電機業界を取り巻く環境は、他業界同様に厳しさを増している。最低賃金の引き上げを含む人件費の高騰、人口減少を背景とした人手不足……。下請け、孫請けの立場では取引先の買いたたきに遭うこともある。 「会社が生き残るためには、今までとは違うことをしなければならない、という思いは常にありました。ただ、開発体制も開発費も乏しい現状ではそれが難しかった。一方で父が興した電気関連事業とは違う、自分がやりたい事業をやりたい、という思いもありました。そんなとき、たまたまワインづくりという発想が浮かんだ。運命としか言いようがありません」
船戸さんにワインづくりの経験があるわけではない。そこで、本業と並行してワインの生産に取り組む人材を育成する研修「ふくいワインカレッジ」の2期生(2019年度生)となった。ブドウ栽培技術に始まり、ワイン醸造法、ワイン分析と工程管理、ワインの熟成・貯蔵、ワイナリー設立計画などを座学で学び、白山ワイナリー(福井県大野市)で実習を経験して21年度に卒業した。カレッジではワインづくりの知識に加え、ワイン業界関係者との人脈づくりができた。ただ、自前のブドウ畑を保有しているわけではないし、名古屋のベッドタウンとして発展した春日井市では地代も人件費もかかるので、ブドウの生産から始めたのでは採算が取れない。さまざまな方策を検討した末に選んだのが「アーバンワイナリー」(ブドウ畑を所有せずに都市部でワイン醸造を行うワイナリー)だ。電機業界の会社の新市場進出ということで、金融機関の後押しもあり22年、経済産業省・中小企業庁の「事業再構築補助金」を申請して認められた。
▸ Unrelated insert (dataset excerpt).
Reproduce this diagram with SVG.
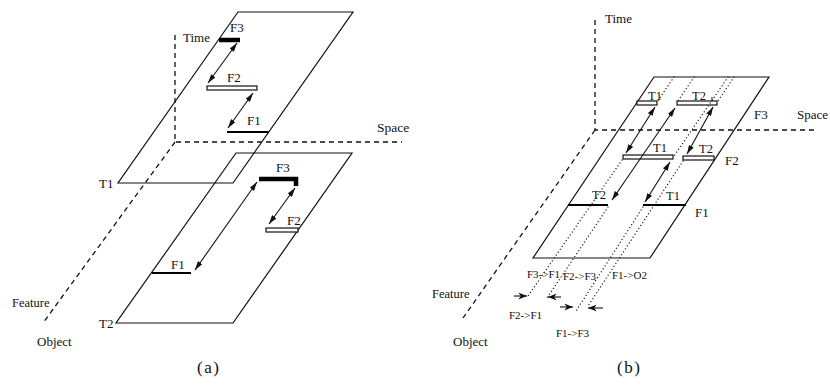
<svg xmlns="http://www.w3.org/2000/svg" width="830" height="385" viewBox="0 0 830 385">
<style>
text{font-family:"Liberation Serif","Times New Roman",serif;fill:#111;font-size:13px}
.lbl{font-size:12.5px}
.sm{font-size:11px}
.cap{font-size:17px;letter-spacing:1.5px}
.plane{fill:none;stroke:#111;stroke-width:1.2}
.axis{fill:none;stroke:#111;stroke-width:1.3;stroke-dasharray:5 4}
.thick{stroke:#000;stroke-width:4.5;fill:none}
.mid{stroke:#000;stroke-width:2.2;fill:none}
.hollow{fill:#fff;stroke:#111;stroke-width:1.2}
.arr{stroke:#111;stroke-width:1.1;fill:none;marker-start:url(#ah);marker-end:url(#ah)}
.one{stroke:#111;stroke-width:1.1;fill:none;marker-end:url(#ah2)}
.dot{stroke:#222;stroke-width:1.3;fill:none;stroke-dasharray:0.1 3.4;stroke-linecap:round}
</style>
<defs>
<marker id="ah" viewBox="0 0 10 6" refX="10" refY="3" markerWidth="9" markerHeight="5.5" markerUnits="userSpaceOnUse" orient="auto-start-reverse"><path d="M0,0 L10,3 L0,6 z" fill="#111"/></marker>
<marker id="ah2" viewBox="0 0 10 8" refX="10" refY="4" markerWidth="9" markerHeight="7" markerUnits="userSpaceOnUse" orient="auto"><path d="M0,0 L10,4 L0,8 L3,4 z" fill="#111"/></marker>
</defs>
<rect width="830" height="385" fill="#fff"/>

<!-- Panel (a) -->
<g id="axes-a">
<path class="axis" d="M175,35 V142 H402"/>
<path class="axis" d="M175,142 L43,323"/>
<text x="183" y="42">Time</text>
<text x="377" y="132" style="font-size:13.5px">Space</text>
<text x="12" y="307" class="lbl">Feature</text>
<text x="37" y="346">Object</text>
</g>
<g id="plane-a-T1">
<path class="plane" d="M238,12 H353 L233,183 H118 Z"/>
<text x="99" y="188">T1</text>
</g>
<g id="plane-a-T2">
<path class="plane" d="M236,153 H352 L233,323 H116 Z"/>
<text x="99" y="328">T2</text>
</g>
<g id="a-T1-F3">
<line class="thick" x1="219" y1="40" x2="240" y2="40"/>
<text x="230" y="32">F3</text>
</g>
<g id="a-T1-F2">
<rect class="hollow" x="207" y="86" width="50" height="4"/>
<text x="227" y="82">F2</text>
</g>
<g id="a-T1-F1">
<line class="mid" x1="227" y1="132" x2="269" y2="132"/>
<text x="247" y="125">F1</text>
</g>
<g id="a-T2-F3">
<path class="thick" d="M259,179 H296 V186"/>
<text x="276" y="172">F3</text>
</g>
<g id="a-T2-F2">
<rect class="hollow" x="266" y="228" width="32" height="4"/>
<text x="287" y="225">F2</text>
</g>
<g id="a-T2-F1">
<line class="mid" x1="152" y1="273" x2="191" y2="273"/>
<text x="171" y="269">F1</text>
</g>
<text x="197" y="373" class="cap">(a)</text>

<!-- Panel (b) -->
<g id="axes-b">
<path class="axis" d="M595,20 V130 H818"/>
<path class="axis" d="M595,130 L463,318"/>
<text x="605" y="23">Time</text>
<text x="797" y="119">Space</text>
<text x="432" y="298" class="lbl">Feature</text>
<text x="453" y="346">Object</text>
</g>
<g id="plane-b">
<path class="plane" d="M654,77 H769 L650,258 H533 Z"/>
<text x="754" y="119">F3</text>
<text x="725" y="165">F2</text>
<text x="695" y="217">F1</text>
</g>
<g id="b-F3-T1">
<rect class="hollow" x="637" y="101" width="20" height="4"/>
<text x="648" y="100" class="lbl">T1</text>
</g>
<g id="b-F3-T2">
<rect class="hollow" x="677" y="101" width="40" height="4"/>
<line stroke="#111" stroke-width="1" x1="712" y1="97" x2="712" y2="101"/>
<text x="692" y="100" class="lbl">T2</text>
</g>
<g id="b-F2-T1">
<rect class="hollow" x="623" y="155" width="50" height="4"/>
<text x="653" y="152" class="lbl">T1</text>
</g>
<g id="b-F2-T2">
<rect class="hollow" x="683" y="156" width="31" height="4"/>
<text x="699" y="153" class="lbl">T2</text>
</g>
<g id="b-F1-T2">
<line class="mid" x1="568" y1="205" x2="608" y2="205"/>
<text x="592" y="199" class="lbl">T2</text>
</g>
<g id="b-F1-T1">
<line class="mid" x1="643" y1="205" x2="686" y2="205"/>
<text x="666" y="200" class="lbl">T1</text>
</g>
<g id="b-links">
<text x="527" y="278" class="sm">F3-&gt;F1</text>
<text x="563" y="280" class="sm">F2-&gt;F3</text>
<text x="612" y="279" class="sm">F1-&gt;O2</text>
<text x="509" y="319" class="sm">F2-&gt;F1</text>
<text x="556" y="337" class="sm">F1-&gt;F3</text>
</g>
<text x="617" y="373" class="cap">(b)</text>

<g id="connectors">
<line class="arr" x1="237" y1="43" x2="208" y2="83"/>
<line class="arr" x1="253" y1="93" x2="228" y2="128"/>
<line class="arr" x1="257" y1="182" x2="195" y2="270"/>
<line class="arr" x1="295" y1="188" x2="269" y2="224"/>
<line class="arr" x1="655" y1="107" x2="626" y2="153"/>
<line class="arr" x1="675" y1="108" x2="612" y2="200"/>
<line class="arr" x1="713" y1="107" x2="687" y2="154"/>
<line class="arr" x1="670" y1="162" x2="645" y2="202"/>
<path class="dot" d="M674,77 L657,102 M622,160 L528,296"/>
<path class="dot" d="M694,77 L678,101 M608,207 L547,298"/>
<path class="dot" d="M728,77 L674,156 M643,207 L576,311"/>
<path class="dot" d="M734,77 L718,101 M683,161 L588,306"/>
<line class="one" x1="514" y1="296" x2="527" y2="296"/>
<line class="one" x1="561" y1="297" x2="548" y2="297"/>
<line class="one" x1="560" y1="307" x2="573" y2="307"/>
<line class="one" x1="603" y1="308" x2="588" y2="308"/>
</g>
</svg>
23年8月に「春日井ワイナリー春の風」の開所式を行い、山形県の農家から4tのブドウを仕入れ、2000ℓの果汁(ワイン3000本弱に相当)を搾って仕込みを行った。 「(白山ワイナリーでの作業経験はあるが)、ブドウを一から仕込んでワインをつくるプロセスを経験したことがなかったので四苦八苦しました。仕込みの過程で“事件”が起こるたびに、白山ワイナリーの谷口一雄社長に教えを請いました」
本業は、取引先の要望通りの製品を寸分の狂いもなくつくらなければならない「1+1=2の世界」。だが、ワインは「1+1が2になるとは限らない。そこが面白いし、いくら経験を積んでもイメージ通りのワインをつくるのは難しいかもしれない」と語る船戸さん。12月には初めての白ワインが完成し、初めてつくったワインの味をこう表現する。「私のイメージ通りではありませんでした。でも、悪いワインかといわれれば悪くない、むしろおいしいワインでした」。船戸さんはワインづくりの奥深さを楽しんでいる。